What you are asked to do | Starting at the first line of the data, please print exactly those lines through the one that holds "2945, 3040, 2500];", omitting every picture.

Data lines |
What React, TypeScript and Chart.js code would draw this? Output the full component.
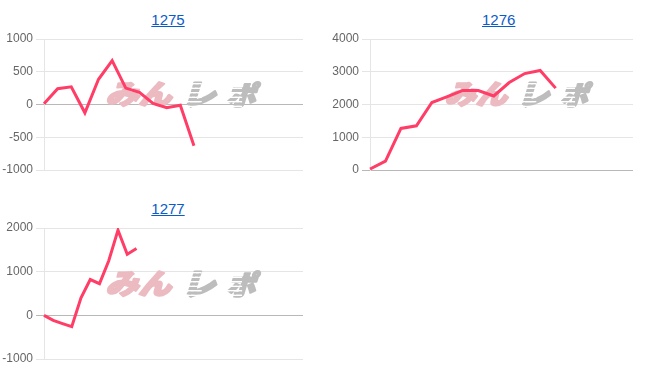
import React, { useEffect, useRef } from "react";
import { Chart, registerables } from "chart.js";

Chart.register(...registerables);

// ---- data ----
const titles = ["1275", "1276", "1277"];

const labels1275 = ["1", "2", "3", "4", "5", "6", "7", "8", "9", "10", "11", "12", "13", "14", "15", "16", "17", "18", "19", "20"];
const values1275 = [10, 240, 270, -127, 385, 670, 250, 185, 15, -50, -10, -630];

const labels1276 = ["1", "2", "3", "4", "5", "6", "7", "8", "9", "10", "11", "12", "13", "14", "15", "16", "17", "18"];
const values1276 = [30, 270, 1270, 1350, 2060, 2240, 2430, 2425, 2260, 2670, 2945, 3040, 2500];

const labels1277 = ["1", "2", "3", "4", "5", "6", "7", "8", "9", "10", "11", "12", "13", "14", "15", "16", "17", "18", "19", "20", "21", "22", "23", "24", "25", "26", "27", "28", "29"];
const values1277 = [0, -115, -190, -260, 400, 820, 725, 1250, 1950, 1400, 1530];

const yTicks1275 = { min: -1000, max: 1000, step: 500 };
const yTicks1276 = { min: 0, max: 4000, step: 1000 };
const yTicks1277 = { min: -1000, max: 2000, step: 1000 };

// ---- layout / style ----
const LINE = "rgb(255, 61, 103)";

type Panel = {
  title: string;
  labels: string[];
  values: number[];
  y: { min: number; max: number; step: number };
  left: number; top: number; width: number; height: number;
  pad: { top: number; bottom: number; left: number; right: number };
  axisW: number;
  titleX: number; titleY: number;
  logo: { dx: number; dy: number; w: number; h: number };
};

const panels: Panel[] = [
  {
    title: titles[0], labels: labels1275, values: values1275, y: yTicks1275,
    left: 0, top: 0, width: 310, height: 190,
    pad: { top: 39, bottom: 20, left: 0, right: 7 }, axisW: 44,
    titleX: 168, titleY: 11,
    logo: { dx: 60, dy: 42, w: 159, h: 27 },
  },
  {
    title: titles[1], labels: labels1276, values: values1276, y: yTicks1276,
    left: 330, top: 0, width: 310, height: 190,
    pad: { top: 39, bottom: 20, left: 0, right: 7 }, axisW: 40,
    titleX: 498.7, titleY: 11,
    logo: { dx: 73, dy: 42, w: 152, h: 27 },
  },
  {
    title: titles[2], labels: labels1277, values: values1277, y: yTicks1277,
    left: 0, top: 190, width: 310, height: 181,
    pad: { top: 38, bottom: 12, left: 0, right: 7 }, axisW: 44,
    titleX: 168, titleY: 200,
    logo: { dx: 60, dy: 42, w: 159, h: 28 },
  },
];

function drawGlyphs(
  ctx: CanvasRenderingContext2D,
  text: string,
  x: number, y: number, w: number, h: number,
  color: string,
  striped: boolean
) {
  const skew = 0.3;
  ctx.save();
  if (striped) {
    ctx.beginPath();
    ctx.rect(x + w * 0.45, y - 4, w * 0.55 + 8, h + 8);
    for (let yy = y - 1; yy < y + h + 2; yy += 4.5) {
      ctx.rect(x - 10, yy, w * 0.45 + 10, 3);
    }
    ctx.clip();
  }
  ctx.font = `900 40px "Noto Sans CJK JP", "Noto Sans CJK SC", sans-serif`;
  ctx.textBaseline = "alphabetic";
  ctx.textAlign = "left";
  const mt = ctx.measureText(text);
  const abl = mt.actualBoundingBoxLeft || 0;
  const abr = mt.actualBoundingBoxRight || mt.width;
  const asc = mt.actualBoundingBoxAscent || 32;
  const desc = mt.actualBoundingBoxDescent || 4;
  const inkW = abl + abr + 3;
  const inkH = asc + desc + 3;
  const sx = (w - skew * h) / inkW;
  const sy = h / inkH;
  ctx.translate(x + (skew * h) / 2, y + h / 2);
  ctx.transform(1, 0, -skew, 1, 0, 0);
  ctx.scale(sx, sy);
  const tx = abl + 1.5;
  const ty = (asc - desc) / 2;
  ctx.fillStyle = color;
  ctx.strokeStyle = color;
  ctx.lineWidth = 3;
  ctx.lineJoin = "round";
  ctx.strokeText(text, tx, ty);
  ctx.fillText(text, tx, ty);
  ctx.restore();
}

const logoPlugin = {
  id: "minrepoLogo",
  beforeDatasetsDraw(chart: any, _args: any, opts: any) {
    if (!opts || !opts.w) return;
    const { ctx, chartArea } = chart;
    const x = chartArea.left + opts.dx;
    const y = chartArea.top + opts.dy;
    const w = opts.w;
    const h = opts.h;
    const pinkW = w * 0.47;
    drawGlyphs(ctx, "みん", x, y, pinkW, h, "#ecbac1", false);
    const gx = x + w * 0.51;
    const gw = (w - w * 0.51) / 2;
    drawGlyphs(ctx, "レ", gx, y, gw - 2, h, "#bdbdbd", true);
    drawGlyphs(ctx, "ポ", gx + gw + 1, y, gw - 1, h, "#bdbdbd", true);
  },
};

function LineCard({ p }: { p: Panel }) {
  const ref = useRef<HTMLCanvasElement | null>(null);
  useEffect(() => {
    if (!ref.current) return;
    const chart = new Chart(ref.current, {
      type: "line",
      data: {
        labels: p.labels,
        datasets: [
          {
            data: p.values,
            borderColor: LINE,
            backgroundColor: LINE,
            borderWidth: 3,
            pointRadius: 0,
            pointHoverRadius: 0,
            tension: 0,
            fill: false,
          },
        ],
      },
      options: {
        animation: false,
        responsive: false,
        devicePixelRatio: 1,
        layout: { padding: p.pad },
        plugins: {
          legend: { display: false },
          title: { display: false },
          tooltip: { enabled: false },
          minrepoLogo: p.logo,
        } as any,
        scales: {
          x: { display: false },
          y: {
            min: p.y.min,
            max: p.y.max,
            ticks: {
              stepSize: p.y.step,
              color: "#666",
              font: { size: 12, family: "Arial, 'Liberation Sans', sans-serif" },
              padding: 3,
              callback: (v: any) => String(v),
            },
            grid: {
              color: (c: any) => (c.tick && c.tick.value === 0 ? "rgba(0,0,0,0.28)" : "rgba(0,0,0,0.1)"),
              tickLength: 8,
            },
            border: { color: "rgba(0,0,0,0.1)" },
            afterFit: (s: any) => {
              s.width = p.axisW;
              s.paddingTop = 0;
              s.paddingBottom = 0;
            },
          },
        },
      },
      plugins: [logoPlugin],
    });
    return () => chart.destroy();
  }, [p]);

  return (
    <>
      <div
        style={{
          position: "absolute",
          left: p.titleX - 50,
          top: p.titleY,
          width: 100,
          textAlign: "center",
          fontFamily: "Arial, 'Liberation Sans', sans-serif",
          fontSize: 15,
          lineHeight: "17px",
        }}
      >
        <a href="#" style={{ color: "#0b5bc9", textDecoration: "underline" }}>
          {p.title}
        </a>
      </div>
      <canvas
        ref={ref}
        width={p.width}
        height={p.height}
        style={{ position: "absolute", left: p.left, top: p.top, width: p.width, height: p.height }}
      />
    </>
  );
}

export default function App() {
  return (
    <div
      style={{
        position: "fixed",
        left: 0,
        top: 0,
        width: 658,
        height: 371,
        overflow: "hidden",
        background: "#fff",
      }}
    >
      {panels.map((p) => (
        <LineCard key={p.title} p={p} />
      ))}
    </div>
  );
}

Solution below |
What React, TypeScript and Chart.js code would draw this? Output the full component.
import React, { useEffect, useRef } from "react";
import { Chart, registerables } from "chart.js";

Chart.register(...registerables);

// ---- data ----
const titles = ["1275", "1276", "1277"];

const labels1275 = ["1", "2", "3", "4", "5", "6", "7", "8", "9", "10", "11", "12", "13", "14", "15", "16", "17", "18", "19", "20"];
const values1275 = [10, 240, 270, -127, 385, 670, 250, 185, 15, -50, -10, -630];

const labels1276 = ["1", "2", "3", "4", "5", "6", "7", "8", "9", "10", "11", "12", "13", "14", "15", "16", "17", "18"];
const values1276 = [30, 270, 1270, 1350, 2060, 2240, 2430, 2425, 2260, 2670, 2945, 3040, 2500];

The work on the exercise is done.